Au Québec, un abattoir moderne de porc tue en moyenne 600 bêtes à l'heure. Un rythme effréné que les inspecteurs doivent suivre pour repérer les carcasses problématiques.

«Arrangez-vous pour voir les pneumonies, les infections, les parasites, etc. Il faut tout identifier!», lance Josée Masse. «Tu as juste le temps de te retourner et une pile de carcasses de cochons superposés est devant toi», dit-elle.

« "Madame Brigitte Bardot! Elle se prend pour une autre et pense qu'elle va tout contrôler!" J'arrête la chaîne et ils la repartent. Personne n'était là pour m'appuyer, jusqu'à ce que le vétérinaire intervienne enfin!», dit Josée Masse.

Elle dit avoir été victime, mais aussi témoin, à de nombreuses reprises d'intimidation de la part d'employés des abattoirs où elle a travaillé. «Des collègues inspectrices se sont déjà fait dire qu'elles pourraient se faire ralentir sur la route. Moi, on m'a dit: "Fais attention, j'ai vu de l'huile en dessous de ton char." J'ai vu des vétérinaires pleurer et se faire cracher au visage.

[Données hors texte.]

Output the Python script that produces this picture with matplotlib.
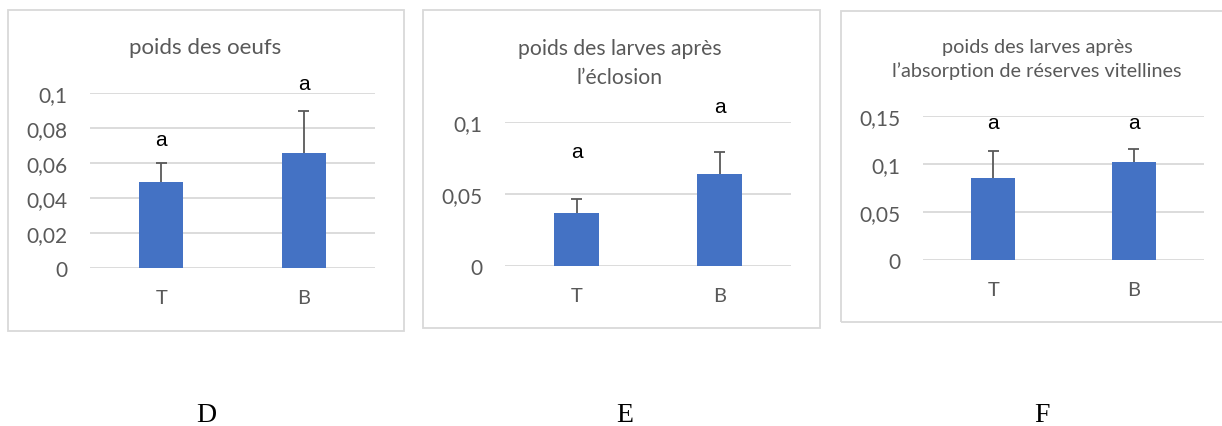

Mais ce qui me reste en tête, c'est l'indifférence des employés des compagnies et de l'ACIA face à la cruauté animale», lance-t-elle.

Malgré des conditions de travail difficiles, Josée Masse a décidé de ne pas baisser les bras. «On se méfiait de moi plus que d'autres inspecteurs. Défendre les animaux était devenu ma cause. Je n'étais pas la seule, heureusement. Et il y a tout de même eu des condamnations.»

Le coup de grâce

Mais Josée Masse a fini par se décourager une première fois à la suite d'un cas de cruauté animale en 2007.

«Des poulets étaient mis sous mes yeux encore vivants dans des poubelles, car ils ne convenaient pas. J'ai rapporté ça à mon supérieur, qui m'a dit de ne plus aller là. J'ai demandé mon transfert à l'Agence, et ils m'ont dit de ne pas faire des caprices à tout bout de champ. J'étais devenue le problème. Et c'était plus facile de me faire taire que de faire changer les pratiques de l'entreprise», confie l'ex-inspectrice, qui a finalement dû se résoudre à reprendre du service jusqu'à ce qu'un autre événement la décide à démissionner pour de bon, en 2010.

«Un des cochons avait été mal saigné et bougeait encore. J'ai arrêté la chaîne, et un employé m'a crié en se frappant sur la poitrine: "Qu'est-ce que tu fais là? Il finira de mourir dans l'eau bouillante!" J'ai alors commencé à me faire régulièrement insulter. Je ne dormais plus. La compagnie m'a demandé de ne pas ébruiter l'affaire. Quand j'ai vu que l'Agence ne me protégeait pas, j'ai démissionné», conclut Josée Masse.